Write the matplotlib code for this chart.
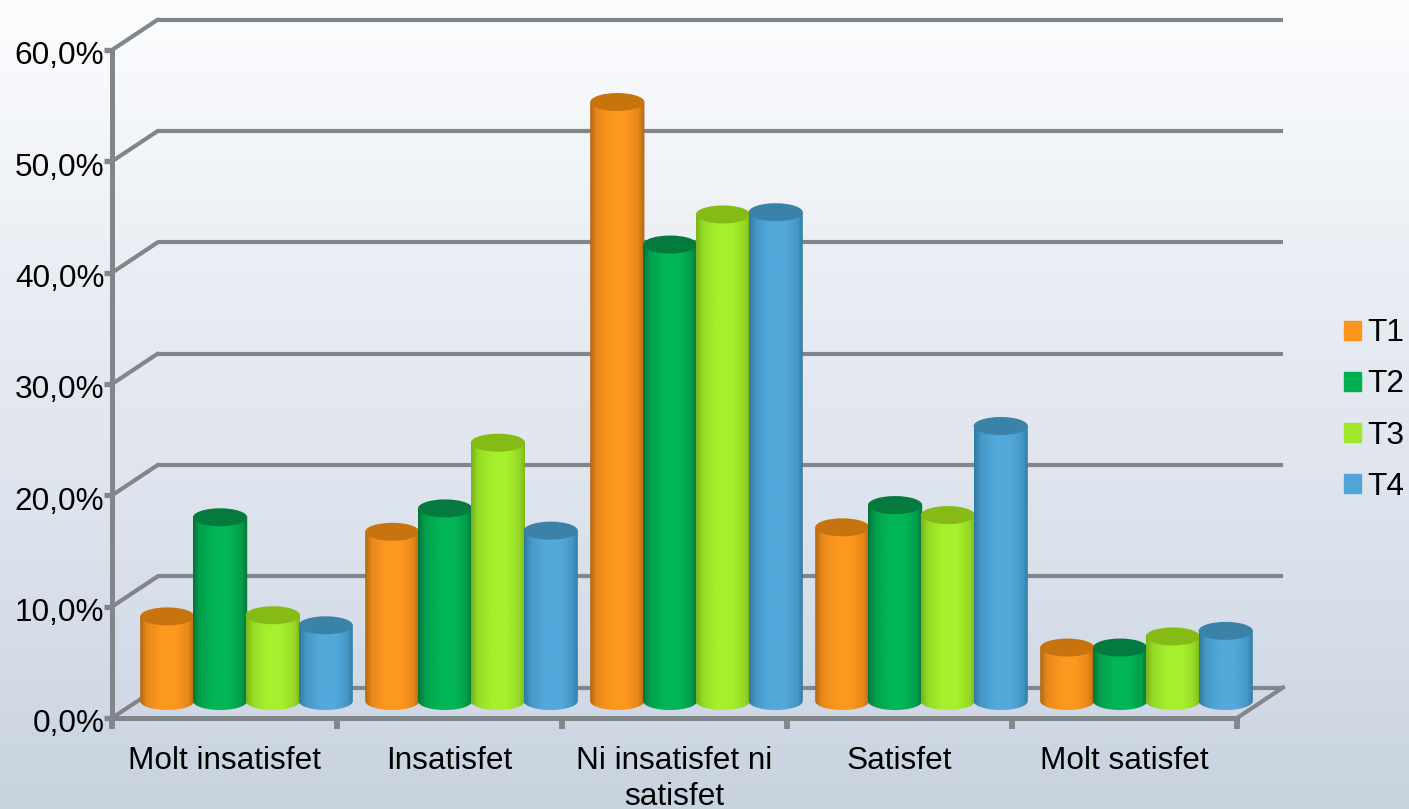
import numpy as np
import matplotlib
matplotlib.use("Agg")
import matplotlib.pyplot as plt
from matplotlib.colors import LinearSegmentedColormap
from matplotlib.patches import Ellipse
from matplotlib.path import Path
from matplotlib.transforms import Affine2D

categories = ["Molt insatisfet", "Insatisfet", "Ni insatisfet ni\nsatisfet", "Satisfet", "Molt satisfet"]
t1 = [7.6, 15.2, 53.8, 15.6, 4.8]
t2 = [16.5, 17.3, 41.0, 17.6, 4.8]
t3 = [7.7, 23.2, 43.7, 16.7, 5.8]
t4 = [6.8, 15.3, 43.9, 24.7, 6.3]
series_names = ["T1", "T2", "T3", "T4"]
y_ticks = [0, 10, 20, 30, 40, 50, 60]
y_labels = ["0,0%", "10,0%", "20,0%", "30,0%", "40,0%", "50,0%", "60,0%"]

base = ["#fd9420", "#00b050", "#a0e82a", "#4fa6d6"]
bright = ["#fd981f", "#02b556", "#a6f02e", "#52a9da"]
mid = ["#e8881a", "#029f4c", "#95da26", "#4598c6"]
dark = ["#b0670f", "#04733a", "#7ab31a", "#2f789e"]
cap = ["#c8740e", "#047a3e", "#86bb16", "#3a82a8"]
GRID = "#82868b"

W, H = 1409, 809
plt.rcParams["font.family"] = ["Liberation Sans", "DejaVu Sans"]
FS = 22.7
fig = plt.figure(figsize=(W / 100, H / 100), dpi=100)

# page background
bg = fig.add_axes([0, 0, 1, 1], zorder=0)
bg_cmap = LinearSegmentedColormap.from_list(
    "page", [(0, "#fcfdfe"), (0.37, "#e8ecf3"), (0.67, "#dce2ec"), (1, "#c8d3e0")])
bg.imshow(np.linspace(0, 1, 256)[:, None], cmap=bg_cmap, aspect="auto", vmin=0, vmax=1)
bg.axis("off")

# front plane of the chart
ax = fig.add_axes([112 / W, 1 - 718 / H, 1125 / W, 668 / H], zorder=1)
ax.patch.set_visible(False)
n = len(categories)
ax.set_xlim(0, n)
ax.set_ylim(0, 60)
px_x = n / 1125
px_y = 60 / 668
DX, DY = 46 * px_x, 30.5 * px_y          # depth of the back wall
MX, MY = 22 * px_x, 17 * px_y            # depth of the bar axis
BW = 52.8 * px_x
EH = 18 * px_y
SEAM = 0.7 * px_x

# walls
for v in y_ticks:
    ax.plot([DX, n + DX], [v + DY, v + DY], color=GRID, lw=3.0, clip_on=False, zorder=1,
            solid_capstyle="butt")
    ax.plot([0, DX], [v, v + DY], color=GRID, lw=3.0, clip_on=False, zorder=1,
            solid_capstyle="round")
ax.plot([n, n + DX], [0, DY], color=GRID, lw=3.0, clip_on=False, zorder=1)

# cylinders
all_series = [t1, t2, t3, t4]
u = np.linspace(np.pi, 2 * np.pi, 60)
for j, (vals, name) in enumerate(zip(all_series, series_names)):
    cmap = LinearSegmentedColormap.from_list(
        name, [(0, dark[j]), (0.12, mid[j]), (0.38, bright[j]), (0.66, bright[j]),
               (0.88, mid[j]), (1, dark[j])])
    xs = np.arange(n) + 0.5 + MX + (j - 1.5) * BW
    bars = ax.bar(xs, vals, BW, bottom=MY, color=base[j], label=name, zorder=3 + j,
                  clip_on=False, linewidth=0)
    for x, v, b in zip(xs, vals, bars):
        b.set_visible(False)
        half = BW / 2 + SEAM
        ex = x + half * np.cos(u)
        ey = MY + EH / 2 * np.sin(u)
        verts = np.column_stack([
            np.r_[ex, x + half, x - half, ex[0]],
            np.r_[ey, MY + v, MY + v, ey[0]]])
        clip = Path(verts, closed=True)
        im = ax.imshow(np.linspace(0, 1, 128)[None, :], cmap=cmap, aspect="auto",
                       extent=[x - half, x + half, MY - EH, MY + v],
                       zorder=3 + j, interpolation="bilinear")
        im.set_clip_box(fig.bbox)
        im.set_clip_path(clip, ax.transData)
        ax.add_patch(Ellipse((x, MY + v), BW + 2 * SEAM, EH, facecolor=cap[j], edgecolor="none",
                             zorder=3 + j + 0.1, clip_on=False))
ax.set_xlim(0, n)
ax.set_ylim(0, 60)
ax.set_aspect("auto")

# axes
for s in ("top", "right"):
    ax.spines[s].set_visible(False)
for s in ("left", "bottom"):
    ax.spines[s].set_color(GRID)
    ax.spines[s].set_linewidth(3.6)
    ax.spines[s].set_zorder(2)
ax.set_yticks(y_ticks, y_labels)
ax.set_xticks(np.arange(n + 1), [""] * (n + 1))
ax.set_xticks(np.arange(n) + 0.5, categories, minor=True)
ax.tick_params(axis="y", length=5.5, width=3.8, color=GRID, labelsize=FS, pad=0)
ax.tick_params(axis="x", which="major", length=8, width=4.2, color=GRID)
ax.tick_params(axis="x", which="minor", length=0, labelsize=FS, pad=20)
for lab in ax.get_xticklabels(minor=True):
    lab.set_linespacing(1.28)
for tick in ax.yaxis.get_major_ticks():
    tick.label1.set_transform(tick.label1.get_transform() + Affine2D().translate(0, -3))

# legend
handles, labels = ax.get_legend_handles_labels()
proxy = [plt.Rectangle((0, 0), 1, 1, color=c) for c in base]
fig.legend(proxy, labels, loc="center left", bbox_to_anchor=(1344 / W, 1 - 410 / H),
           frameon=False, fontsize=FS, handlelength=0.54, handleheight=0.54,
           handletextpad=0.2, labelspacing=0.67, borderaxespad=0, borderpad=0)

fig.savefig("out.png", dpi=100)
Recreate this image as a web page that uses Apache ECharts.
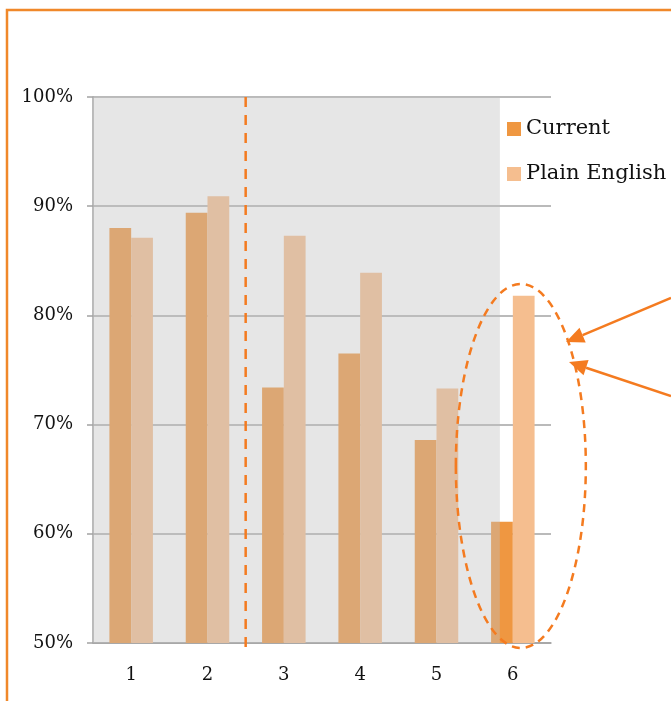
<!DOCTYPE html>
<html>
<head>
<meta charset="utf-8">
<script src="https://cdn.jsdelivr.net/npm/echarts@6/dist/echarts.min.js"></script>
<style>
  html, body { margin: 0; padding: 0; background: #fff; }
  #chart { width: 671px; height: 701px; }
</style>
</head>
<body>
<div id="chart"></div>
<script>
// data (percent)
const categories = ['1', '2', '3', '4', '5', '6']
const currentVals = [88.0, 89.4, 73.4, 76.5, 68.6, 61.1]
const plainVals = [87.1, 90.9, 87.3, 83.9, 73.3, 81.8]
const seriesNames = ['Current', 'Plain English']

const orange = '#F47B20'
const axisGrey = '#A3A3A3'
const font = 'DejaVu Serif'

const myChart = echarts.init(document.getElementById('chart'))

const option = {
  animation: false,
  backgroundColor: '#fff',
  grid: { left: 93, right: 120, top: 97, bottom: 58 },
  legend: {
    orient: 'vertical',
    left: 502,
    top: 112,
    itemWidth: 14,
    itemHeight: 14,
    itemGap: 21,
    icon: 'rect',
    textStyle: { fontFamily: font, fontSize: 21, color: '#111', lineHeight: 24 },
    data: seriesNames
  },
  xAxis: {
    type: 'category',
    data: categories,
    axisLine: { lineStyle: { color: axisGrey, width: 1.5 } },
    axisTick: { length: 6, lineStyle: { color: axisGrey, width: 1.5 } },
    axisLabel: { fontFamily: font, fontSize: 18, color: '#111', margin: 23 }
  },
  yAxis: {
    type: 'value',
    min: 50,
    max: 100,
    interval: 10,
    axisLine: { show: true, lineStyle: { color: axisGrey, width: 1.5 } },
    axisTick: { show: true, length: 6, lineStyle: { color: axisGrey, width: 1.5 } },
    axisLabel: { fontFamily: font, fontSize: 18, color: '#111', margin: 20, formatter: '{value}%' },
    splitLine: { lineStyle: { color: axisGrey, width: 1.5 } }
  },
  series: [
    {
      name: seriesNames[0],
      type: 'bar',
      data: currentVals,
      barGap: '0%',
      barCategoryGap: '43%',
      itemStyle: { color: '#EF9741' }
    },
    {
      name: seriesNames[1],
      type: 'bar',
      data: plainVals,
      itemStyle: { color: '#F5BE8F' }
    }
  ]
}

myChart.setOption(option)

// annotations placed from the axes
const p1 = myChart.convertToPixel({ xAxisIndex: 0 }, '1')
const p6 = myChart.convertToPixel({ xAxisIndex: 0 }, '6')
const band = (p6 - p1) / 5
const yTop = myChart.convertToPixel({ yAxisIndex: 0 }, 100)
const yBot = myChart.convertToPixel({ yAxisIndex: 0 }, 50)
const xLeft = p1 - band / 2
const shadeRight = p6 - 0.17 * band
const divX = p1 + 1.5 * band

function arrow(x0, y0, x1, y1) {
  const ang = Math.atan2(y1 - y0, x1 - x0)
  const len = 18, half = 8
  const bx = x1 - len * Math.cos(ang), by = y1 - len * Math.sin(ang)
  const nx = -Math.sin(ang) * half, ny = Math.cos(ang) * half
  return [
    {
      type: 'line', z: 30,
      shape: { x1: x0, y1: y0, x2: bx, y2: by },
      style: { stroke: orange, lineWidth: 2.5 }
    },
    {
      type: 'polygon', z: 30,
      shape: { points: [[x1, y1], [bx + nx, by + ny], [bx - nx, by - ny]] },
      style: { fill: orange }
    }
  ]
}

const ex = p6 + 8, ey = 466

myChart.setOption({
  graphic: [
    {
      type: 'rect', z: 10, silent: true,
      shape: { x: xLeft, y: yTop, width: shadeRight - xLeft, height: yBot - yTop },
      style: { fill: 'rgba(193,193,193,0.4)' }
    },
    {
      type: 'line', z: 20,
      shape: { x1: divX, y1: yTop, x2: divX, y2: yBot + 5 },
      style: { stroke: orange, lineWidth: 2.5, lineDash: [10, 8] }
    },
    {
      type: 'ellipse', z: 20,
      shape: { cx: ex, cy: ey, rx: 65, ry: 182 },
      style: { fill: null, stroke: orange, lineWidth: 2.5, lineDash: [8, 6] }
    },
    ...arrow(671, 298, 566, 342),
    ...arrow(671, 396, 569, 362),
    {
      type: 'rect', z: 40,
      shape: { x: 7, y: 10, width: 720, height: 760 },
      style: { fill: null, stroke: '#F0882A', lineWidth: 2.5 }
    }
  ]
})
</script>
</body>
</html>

________________________

Only a number is wanted: how many lines of the material above hold "page"?

3